If the Assistant is the first to correctly identify the soul by name, he or she gains 2 Charges.
Only Assistants can gain Charges in this manner. Each guess can include both a name and a Major Arcana.

The Law

Because the Tarot is also the Tora, there is the Law. At the table, the players are inviolate. They may not be physically attacked. At the table, chips cannot be given, traded, etc. between players, except as allowed or required by the rules above.

Away from the table, there is no law. Assistants, stakeholders and former stakeholders away from the table can be physically attacked. Players away from the table can make deals, collude, exchange chips, souls, charges, information and otherwise bargain howsoever they like. Powers, however, are not physical items and cannot be traded.

Assistant

The Assistant may hold chips, souls, charges, and/or other physical items for the Player.

The Assistant’s primary role in the Fool’s Errand game is in generating Charges by identifying souls, and providing information about the souls. Secondary duties involve protecting his or her Player from physical harm in the event of violence.

At the end of the game, the Assistant may attempt to become a member of the Major Arcana, choosing a particular Arcanum, as described in the section on ‘The End’.

The End

The power struggle within the Major Arcana is settled, at least temporarily, by the Fool’s Errand tournament. There are three realms of victory.

Monetary: The last remaining stakeholder will walk away with some or all of $6 million. Since the Fool cannot ‘lose’, the game ends when one stakeholder and the Fool are the only remaining players with chips. The Fool keeps any money he may have, while the last stakeholder takes the remainder.

Souls: At the end of the game, souls may have traded hands, and some of the players may have lost their souls to other players. Such changes will have enormous effects on the personal power and influence of the Major Arcana in the future.

Arcana Status: The game may influence one’s rank in the Major Arcana, thus influencing one’s magical powers and abilities. The principal change is that an Assistant may be promoted to the Major Arcana if certain conditions are met. An Assistant may take a vacant position, or replace a current member of the Major Arcana.

Every sitting member of the Major Arcana starts the game with 5 Major Arcana status points in his or her Major Arcanum. So the Fool has 5 Fool points.

Assistants start with 1 point in a Major Arcanum that is attuned to their personality.

Losing one’s soul results in the loss of 3 Major Arcanum points.

Arcana points can be earned in three ways:

1: During the game, if a two pair hand is played – it doesn’t have to win, but it has to be played to the end of the hand – involving a Duet and a ‘regular’ pair, the player gains a status point in each of the two Major Arcana involved in the Duet. One is kept by the player, and the other is given to his or her Assistant.
Similarly, a three pair hand earns 3 points in each of the two Arcana in the Duet.

2: Possessing souls. Possessing a soul attuned to the correct Major Arcanum gains 2 Major Arcanum points.

3: Consuming souls. Swallowing a soul gains you a status point in the Major Arcanum of your choice (regardless of the soul’s natural Arcanum).

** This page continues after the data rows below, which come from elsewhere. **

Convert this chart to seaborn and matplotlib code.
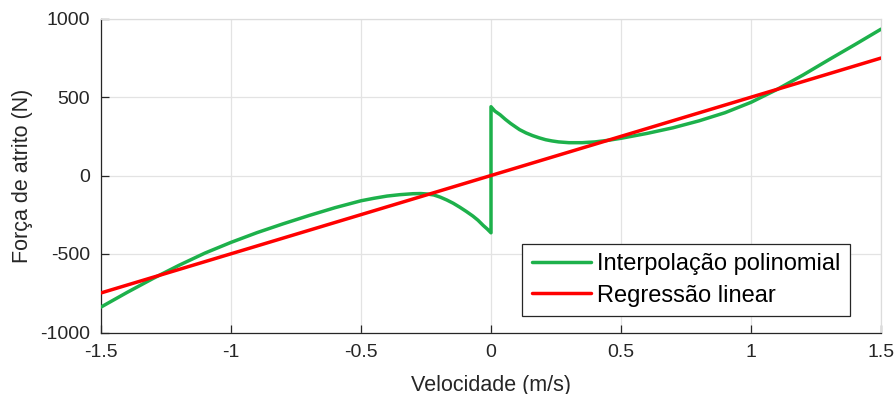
import numpy as np
import pandas as pd
import matplotlib
matplotlib.use("Agg")
import matplotlib.pyplot as plt
import seaborn as sns

# Polynomial interpolation of friction force: negative-velocity branch
vel_neg = [-1.5, -1.4, -1.3, -1.2, -1.1, -1.0, -0.9, -0.8, -0.7, -0.6,
           -0.5, -0.45, -0.4, -0.35, -0.3, -0.27, -0.245, -0.22, -0.195,
           -0.17, -0.145, -0.12, -0.095, -0.07, -0.05, -0.03, -0.015, 0.0]
force_neg = [-838, -745, -656, -572, -494, -426, -364, -308, -255, -205,
             -161, -145, -131, -122, -116, -115, -118, -124, -138,
             -156, -177, -202, -229, -258, -285, -318, -340, -365]

# Positive-velocity branch
vel_pos = [0.0, 0.015, 0.035, 0.055, 0.075, 0.095, 0.11, 0.135, 0.16, 0.185,
           0.21, 0.235, 0.26, 0.3, 0.35, 0.4, 0.45, 0.5, 0.6, 0.7, 0.8, 0.9,
           1.0, 1.1, 1.2, 1.3, 1.4, 1.5]
force_pos = [438, 410, 387, 358, 332, 309, 292, 271, 254, 240,
             228, 220, 214, 209, 209, 214, 224, 237, 268, 304, 348, 400,
             466, 548, 640, 738, 834, 932]

# Linear regression endpoints
vel_lin = [-1.5, 1.5]
force_lin = [-748, 748]

xticks = [-1.5, -1, -0.5, 0, 0.5, 1, 1.5]
xtick_labels = ["-1.5", "-1", "-0.5", "0", "0.5", "1", "1.5"]
yticks = [-1000, -500, 0, 500, 1000]
ytick_labels = ["-1000", "-500", "0", "500", "1000"]

sns.set_theme(style="white")
plt.rcParams["font.family"] = ["Liberation Sans", "DejaVu Sans"]

dark = "#262626"
green = "#1db14b"
red = "#ff0000"

poly = pd.DataFrame({"v": vel_neg + vel_pos, "F": force_neg + force_pos})
lin = pd.DataFrame({"v": vel_lin, "F": force_lin})

fig = plt.figure(figsize=(8.96, 3.94), dpi=100)
ax = fig.add_axes([101 / 896, 1 - 332.5 / 394, 780 / 896, 314 / 394])

sns.lineplot(data=poly, x="v", y="F", sort=False, estimator=None, color=green,
             linewidth=2.5, ax=ax, label="Interpolação polinomial", zorder=3,
             solid_joinstyle="round")
sns.lineplot(data=lin, x="v", y="F", sort=False, estimator=None, color=red,
             linewidth=2.5, ax=ax, label="Regressão linear", zorder=4)

ax.set_xlim(-1.5, 1.5)
ax.set_ylim(-1000, 1000)
ax.set_xticks(xticks)
ax.set_xticklabels(xtick_labels)
ax.set_yticks(yticks)
ax.set_yticklabels(ytick_labels)

ax.grid(True, color="#e3e3e3", linewidth=0.9)
ax.set_axisbelow(True)

for side in ("left", "bottom"):
    ax.spines[side].set_color(dark)
    ax.spines[side].set_linewidth(0.9)
for side in ("top", "right"):
    ax.spines[side].set_color("#dcdcdc")
    ax.spines[side].set_linewidth(0.9)

ax.tick_params(axis="both", direction="in", length=6, width=0.9, color=dark,
               labelsize=14, labelcolor=dark, pad=8,
               top=False, right=False, bottom=True, left=True)

ax.set_xlabel("Velocidade (m/s)", fontsize=15.5, color=dark, labelpad=10)
ax.set_ylabel("Força de atrito (N)", fontsize=15.5, color=dark, labelpad=5)

leg = ax.legend(loc="lower right", bbox_to_anchor=((850 - 101) / 780, (332.5 - 316) / 314),
                borderaxespad=0, fontsize=17, frameon=True, fancybox=False,
                handlelength=2.5, handletextpad=0.28, borderpad=0.4,
                labelspacing=0.4)
frame = leg.get_frame()
frame.set_edgecolor(dark)
frame.set_linewidth(0.9)
frame.set_facecolor("white")
frame.set_alpha(1)
for t in leg.get_texts():
    t.set_color("black")

fig.savefig("out.png", dpi=100)
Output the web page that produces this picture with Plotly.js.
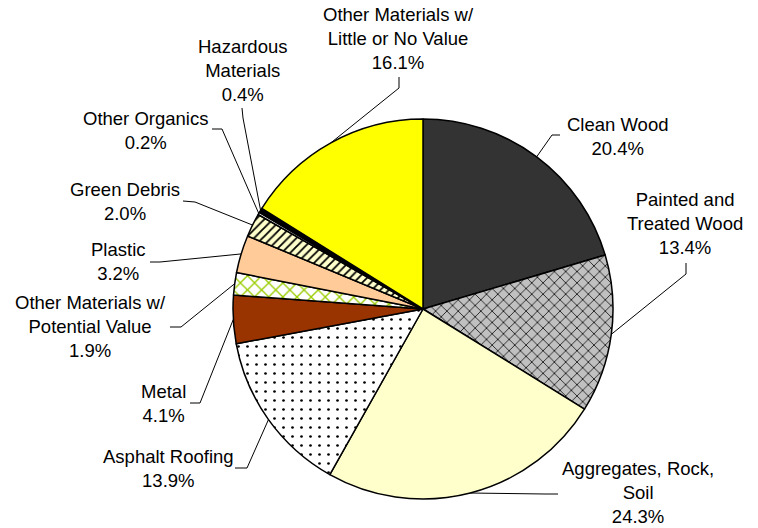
<!DOCTYPE html>
<html>
<head>
<meta charset="utf-8">
<script src="https://cdn.plot.ly/plotly-3.0.1.min.js"></script>
<style>html,body{margin:0;padding:0;background:#fff;}#chart{width:758px;height:528px;}</style>
</head>
<body>
<div id="chart"></div>
<script>
// ---- data ----
var categories = ["Clean Wood", "Painted and Treated Wood", "Aggregates, Rock, Soil", "Asphalt Roofing", "Metal",
  "Other Materials w/ Potential Value", "Plastic", "Green Debris", "Other Organics", "Hazardous Materials",
  "Other Materials w/ Little or No Value"];
var values = [20.4, 13.4, 24.3, 13.9, 4.1, 1.9, 3.2, 2.0, 0.2, 0.4, 16.1];
var labelTexts = ["Clean Wood<br>20.4%", "Painted and<br>Treated Wood<br>13.4%", "Aggregates, Rock,<br>Soil<br>24.3%",
  "Asphalt Roofing<br>13.9%", "Metal<br>4.1%", "Other Materials w/<br>Potential Value<br>1.9%", "Plastic<br>3.2%",
  "Green Debris<br>2.0%", "Other Organics<br>0.2%", "Hazardous<br>Materials<br>0.4%",
  "Other Materials w/<br>Little or No Value<br>16.1%"];

// ---- styles ----
var sliceColors = ["#333333", "#C0C0C0", "#FFFFCC", "#FFFFFF", "#993300", "#FFFFFF", "#FFCC99", "#FFFFCC", "#FFFFFF", "#000000", "#FFFF00"];
var patShapes = ["", "x", "", ".", "", "x", "", "/", "", "", ""];
var patFg = ["#000", "#000", "#000", "#000", "#000", "#99CC00", "#000", "#000", "#000", "#000", "#000"];
var patSize = [8, 8, 8, 9, 8, 10, 8, 6, 8, 8, 8];
var patSolid = [0.3, 0.18, 0.3, 0.07, 0.3, 0.25, 0.3, 0.3, 0.3, 0.3, 0.3];

// ---- layout geometry (pixels) ----
var W = 758, H = 528, CX = 423, CY = 309, R = 190;
var labelPos = [[617,136.5],[685,223],[638,492],[168,468.5],[163,403.5],[90,326.5],[118,261.5],[125,201.5],[145,130],[242,70],[398,38]];
var leaderPts = [
  [[560,135],[552,135]],
  [[686,263],[686,274]],
  [[558,494],[545,494]],
  [[235,468],[247,468]],
  [[190,403],[200,403]],
  [[170,327],[181,327]],
  [[150,262],[160,262]],
  [[183,201],[195,202]],
  [[212,129],[222,129]],
  [[242,108],[243,118]],
  [[399,77],[399,88]]
];

function px(x){ return x / W; }
function py(y){ return 1 - y / H; }

var total = values.reduce(function(a,b){return a+b;},0);
var cum = 0;
var annotations = [], shapes = [];
for (var i = 0; i < values.length; i++) {
  var mid = (cum + values[i] / 2) / total * 2 * Math.PI;
  cum += values[i];
  var tx = CX + R * Math.sin(mid), ty = CY - R * Math.cos(mid);
  var pts = leaderPts[i];
  var path = "M " + px(pts[0][0]) + " " + py(pts[0][1]) + " L " + px(pts[1][0]) + " " + py(pts[1][1]) + " L " + px(tx) + " " + py(ty);
  shapes.push({type: "path", xref: "paper", yref: "paper", path: path, line: {color: "#000", width: 1}, layer: "above"});
  annotations.push({
    xref: "paper", yref: "paper", x: px(labelPos[i][0]), y: py(labelPos[i][1]),
    xanchor: "center", yanchor: "middle", showarrow: false, align: "center",
    text: labelTexts[i], font: {family: "Liberation Sans, Arial, sans-serif", size: 18.5, color: "#000"}
  });
}

var trace = {
  type: "pie",
  labels: categories,
  values: values,
  sort: false,
  direction: "clockwise",
  rotation: 0,
  textinfo: "none",
  hoverinfo: "label+percent",
  marker: {
    colors: sliceColors,
    line: {color: "#000", width: 1.5},
    pattern: {shape: patShapes, fgcolor: patFg, bgcolor: sliceColors, size: patSize, solidity: patSolid, fillmode: "replace"}
  },
  domain: {x: [px(CX - R), px(CX + R)], y: [py(CY + R), py(CY - R)]},
  showlegend: false
};

var layout = {
  width: W, height: H,
  margin: {l: 0, r: 0, t: 0, b: 0},
  paper_bgcolor: "#fff",
  showlegend: false,
  annotations: annotations,
  shapes: shapes
};

Plotly.newPlot("chart", [trace], layout, {displayModeBar: false, staticPlot: true});
</script>
</body>
</html>
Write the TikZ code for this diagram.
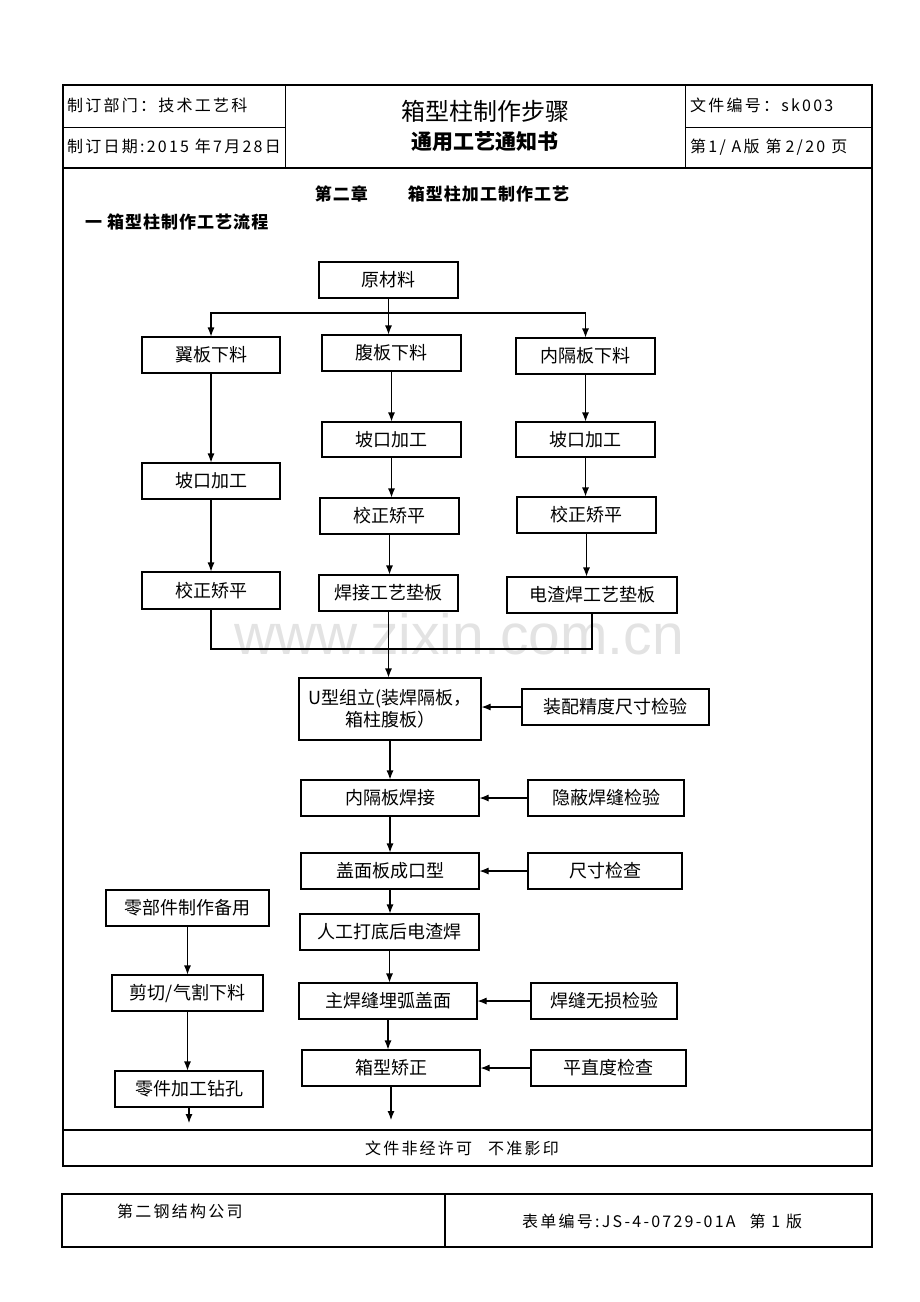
\documentclass[tikz,border=0pt]{standalone}
\usepackage{fontspec}
\setmainfont{Noto Sans CJK SC}
\newfontfamily\hdfont[LetterSpace=14]{Noto Sans CJK SC}
\newfontfamily\chfont[LetterSpace=6]{Noto Sans CJK SC}
\newfontfamily\wmfont{Liberation Sans}
\usetikzlibrary{arrows.meta}
\begin{document}
\begin{tikzpicture}[x=1pt,y=-1pt,
  box/.style={draw, line width=1.1pt, inner sep=0pt, align=center, font=\fontsize{18}{22}\selectfont},
  arr/.style={line width=1.1pt, -{Latex[length=9pt,width=7pt]}},
  ln/.style={line width=1.1pt},
  hd/.style={inner sep=0pt, font=\hdfont\fontsize{16}{18}\selectfont}
]
\useasboundingbox (0,0) rectangle (920,1302);
% watermark
\node[text=black!11, font=\wmfont\fontsize{57}{60}\selectfont, inner sep=0pt] (wm) at (459,634) {www.zixin.com.cn};

% page frame
\draw[line width=2pt] (63,85) rectangle (872,1166);
\draw[line width=1.2pt] (63,168) -- (872,168);
\draw[line width=1pt] (285,85) -- (285,168);
\draw[line width=1pt] (685,85) -- (685,168);
\draw[line width=1pt] (63,127) -- (285,127);
\draw[line width=1pt] (685,127) -- (872,127);
\draw[line width=1.2pt] (63,1130) -- (872,1130);

% header texts
\node[hd, anchor=west] (h1) at (67,105) {制订部门：技术工艺科};
\node[hd, anchor=west] (h2) at (67,146) {制订日期:2015 年7月28日};
\node[inner sep=0pt, font=\fontsize{24}{26}\selectfont] (h3) at (485,111) {箱型柱制作步骤};
\node[inner sep=0pt, font=\bfseries\fontsize{21}{23}\selectfont] (h4) at (485,142) {通用工艺通知书};
\node[hd, anchor=west] (h5) at (690,105) {文件编号：sk003};
\node[hd, anchor=west] (h6) at (690,147) {第1/ A版\hspace{6pt}第\hspace{4pt}2/20\hspace{6pt}页};

% chapter
\node[inner sep=0pt, font=\chfont\bfseries\fontsize{17}{19}\selectfont] (ch) at (442,194) {第二章\hspace{40pt}箱型柱加工制作工艺};
\node[inner sep=0pt, anchor=west, font=\chfont\bfseries\fontsize{17}{19}\selectfont] (sec) at (85,222) {一 箱型柱制作工艺流程};

% flow boxes
\node[box, minimum width=139, minimum height=36] (yuan) at (388.5,280) {原材料};
\node[box, minimum width=138, minimum height=36] (yiban) at (211,355) {翼板下料};
\node[box, minimum width=139, minimum height=36] (fuban) at (391.5,353) {腹板下料};
\node[box, minimum width=139, minimum height=36] (nei) at (585.5,356) {内隔板下料};
\node[box, minimum width=138, minimum height=36] (pk1) at (211,481) {坡口加工};
\node[box, minimum width=139, minimum height=35] (pk2) at (391.5,439.5) {坡口加工};
\node[box, minimum width=139, minimum height=35] (pk3) at (585.5,439.5) {坡口加工};
\node[box, minimum width=138, minimum height=37] (jz1) at (211,590.5) {校正矫平};
\node[box, minimum width=139, minimum height=36] (jz2) at (389.5,516) {校正矫平};
\node[box, minimum width=139, minimum height=36] (jz3) at (586.5,515) {校正矫平};
\node[box, minimum width=139, minimum height=36] (hj) at (388.5,593) {焊接工艺垫板};
\node[box, minimum width=170, minimum height=36] (dz) at (592,595) {电渣焊工艺垫板};
\node[box, minimum width=182, minimum height=62] (U) at (390,709) {U型组立(装焊隔板，\\箱柱腹板）};
\node[box, minimum width=187, minimum height=36] (zp) at (615.5,707) {装配精度尺寸检验};
\node[box, minimum width=178, minimum height=36] (ngh) at (390,798) {内隔板焊接};
\node[box, minimum width=156, minimum height=36] (yb) at (606,798) {隐蔽焊缝检验};
\node[box, minimum width=178, minimum height=36] (gm) at (390,871) {盖面板成口型};
\node[box, minimum width=154, minimum height=36] (cc) at (605,871) {尺寸检查};
\node[box, minimum width=179, minimum height=36] (rg) at (389.5,932) {人工打底后电渣焊};
\node[box, minimum width=178, minimum height=36] (zh) at (388,1001) {主焊缝埋弧盖面};
\node[box, minimum width=146, minimum height=36] (hf) at (604,1001) {焊缝无损检验};
\node[box, minimum width=178, minimum height=36] (xx) at (391,1068) {箱型矫正};
\node[box, minimum width=155, minimum height=36] (pz) at (608.5,1068) {平直度检查};
\node[box, minimum width=163, minimum height=36] (lb) at (187.5,908) {零部件制作备用};
\node[box, minimum width=151, minimum height=36] (jq) at (187.5,993) {剪切/气割下料};
\node[box, minimum width=148, minimum height=36] (lj) at (189,1089) {零件加工钻孔};

% connectors
\coordinate (br) at (388.5,313);
\draw[arr] (yuan.south) -- (yuan.south |- fuban.north);
\draw[arr] (br) -| (yiban.north);
\draw[arr] (br) -| (nei.north);
\draw[arr] (yiban.south) -- (pk1.north);
\draw[arr] (pk1.south) -- (jz1.north);
\draw[arr] (fuban.south) -- (fuban.south |- pk2.north);
\draw[arr] (pk2.south) -- (pk2.south |- jz2.north);
\draw[arr] (jz2.south) -- (jz2.south |- hj.north);
\draw[arr] (nei.south) -- (nei.south |- pk3.north);
\draw[arr] (pk3.south) -- (pk3.south |- jz3.north);
\draw[arr] (jz3.south) -- (jz3.south |- dz.north);
\coordinate (mg) at (389.5,649);
\draw[ln] (jz1.south) |- (mg) -| (dz.south);
\draw[arr] (hj.south) -- (hj.south |- U.north);
\draw[arr] (zp.west) -- (zp.west -| U.east);
\draw[arr] (U.south) -- (ngh.north);
\draw[arr] (ngh.south) -- (gm.north);
\draw[arr] (gm.south) -- (gm.south |- rg.north);
\draw[arr] (rg.south) -- (rg.south |- zh.north);
\draw[arr] (zh.south) -- (zh.south |- xx.north);
\draw[arr] (yb.west) -- (yb.west -| ngh.east);
\draw[arr] (cc.west) -- (cc.west -| gm.east);
\draw[arr] (hf.west) -- (hf.west -| zh.east);
\draw[arr] (pz.west) -- (pz.west -| xx.east);
\coordinate (xxend) at (391,1120);
\draw[arr] (xx.south) -- (xxend);
\draw[arr] (lb.south) -- (lb.south |- jq.north);
\draw[arr] (jq.south) -- (jq.south |- lj.north);
\coordinate (ljend) at (189,1123);
\draw[arr] (lj.south) -- (ljend);

% footer
\node[hd] (ft) at (462,1148) {文件非经许可\hspace{16pt}不准影印};
\draw[line width=2pt] (62,1194) rectangle (872,1247);
\draw[line width=1.5pt] (445,1194) -- (445,1247);
\node[hd, anchor=west] (co) at (117,1211) {第二钢结构公司};
\node[hd, anchor=west] (fm) at (522,1221) {表单编号:JS-4-0729-01A\hspace{14pt}第 1 版};
\end{tikzpicture}
\end{document}
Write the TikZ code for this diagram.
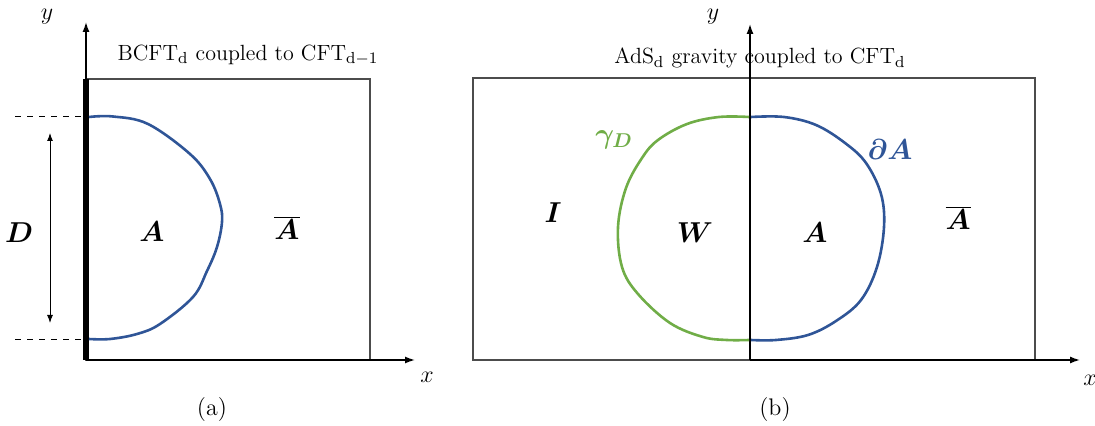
\documentclass[tikz,border=0pt]{standalone}
\usepackage{bm}
\usetikzlibrary{arrows.meta}
\definecolor{curveblue}{HTML}{2F5597}
\definecolor{curvegreen}{HTML}{70AD47}

\begin{document}
\begin{tikzpicture}[x=0.5pt,y=-0.5pt]
  \tikzset{
    frame/.style={line width=0.6pt,black!70},
    axis/.style={line width=0.7pt,-{Latex[length=5pt,width=3.5pt]}},
    region/.style={font=\Large},
    surface/.style={line width=1.3pt,line join=round},
    heading/.style={font=\fontsize{11}{13}\selectfont}
  }
  \useasboundingbox (0,0) rectangle (1095,426);
  % (a) BCFT side
  \coordinate (aO) at (86,360);
  \coordinate (aY) at (86,22);
  \coordinate (aX) at (415,360);
  \draw[frame] (86,79) rectangle (370,360);
  \fill (83,79) rectangle (89,360);
  \draw[axis] (aO) -- (aY);
  \draw[axis] (aO) -- (aX);
  \node[font=\large] (ylabA) at (47,17) {$y$};
  \node[font=\large] (xlabA) at (427,377) {$x$};
  \node[heading] (titleA) at (248,55) {BCFT$_\mathrm{d}$ coupled to CFT$_{\mathrm{d}-1}$};
  \coordinate (dashTl) at (15,117);
  \coordinate (dashTr) at (86,117);
  \coordinate (dashBl) at (15,340);
  \coordinate (dashBr) at (86,340);
  \draw[line width=0.5pt,dashed] (dashTl) -- (dashTr);
  \draw[line width=0.5pt,dashed] (dashBl) -- (dashBr);
  \coordinate (dTop) at (50,133);
  \coordinate (dBot) at (50,323);
  \draw[line width=0.5pt,{Latex[length=4pt,width=3pt]}-{Latex[length=4pt,width=3pt]}] (dTop) -- (dBot);
  \node[region] (labD) at (19,233) {$\bm{D}$};
  \draw[surface,curveblue] plot[smooth,tension=0.6] coordinates {
    (89,117) (113,116.5) (148,124) (190,154) (210,179) (220,204) (222,222)
    (217,247) (207,271) (193,297) (160,324) (137,334) (110,339) (89,339)};
  \node[region] (labAa) at (152,232) {$\bm{A}$};
  \node[region] (labAbara) at (287,228) {$\overline{\bm{A}}$};
  \node[font=\large] (capA) at (212,410) {(a)};
  % (b) gravity side
  \coordinate (bO) at (750,360);
  \coordinate (bY) at (750,24);
  \coordinate (bX) at (1080,360);
  \draw[frame] (473,78) rectangle (1035,360);
  \draw[axis] (bO) -- (bY);
  \draw[axis] (bO) -- (bX);
  \node[font=\large] (ylabB) at (713,17) {$y$};
  \node[font=\large] (xlabB) at (1090,380) {$x$};
  \node[heading] (titleB) at (760,58) {AdS$_\mathrm{d}$ gravity coupled to CFT$_\mathrm{d}$};
  \draw[surface,curvegreen] plot[smooth,tension=0.6] coordinates {
    (749,117) (719,117) (687,124) (658,140) (642,158) (626,188) (618,227)
    (622,267) (638,294) (670,323) (703,337) (727,340) (749,340)};
  \draw[surface,curveblue] plot[smooth,tension=0.6] coordinates {
    (751,117) (784,117) (816,125) (845,143) (866,163) (881,194) (884,227)
    (877,267) (861,300) (836,321) (808,335) (776,340) (751,340)};
  \node[region,text=curvegreen] (labGam) at (614,140) {$\bm{\gamma_D}$};
  \node[region,text=curveblue] (labBdy) at (890,150) {$\bm{\partial A}$};
  \node[region] (labI) at (553,213) {$\bm{I}$};
  \node[region] (labW) at (695,233) {$\bm{W}$};
  \node[region] (labAb) at (815,233) {$\bm{A}$};
  \node[region] (labAbarb) at (958,218) {$\overline{\bm{A}}$};
  \node[font=\large] (capB) at (775,410) {(b)};
\end{tikzpicture}
\end{document}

If a Major Arcanum position is not held by a living Major Arcanum present at the tournament, it requires 7 status points in that Arcanum to take the position.
If the position is already filled by someone present in the room, then one needs more status points than the current occupant.

At the conclusion of the Fool’s Errand game, the Assistants will be allowed the chance to become members of the Major Arcana.

A current member of the Major Arcanum can also choose to ‘switch’ Arcana by this method. This is seldom done, since most are already well-tuned to their position. However, an ambitious member of the Major Arcana may attempt to become the Fool in this way, in order to have the dubious honor of leading the Arcana.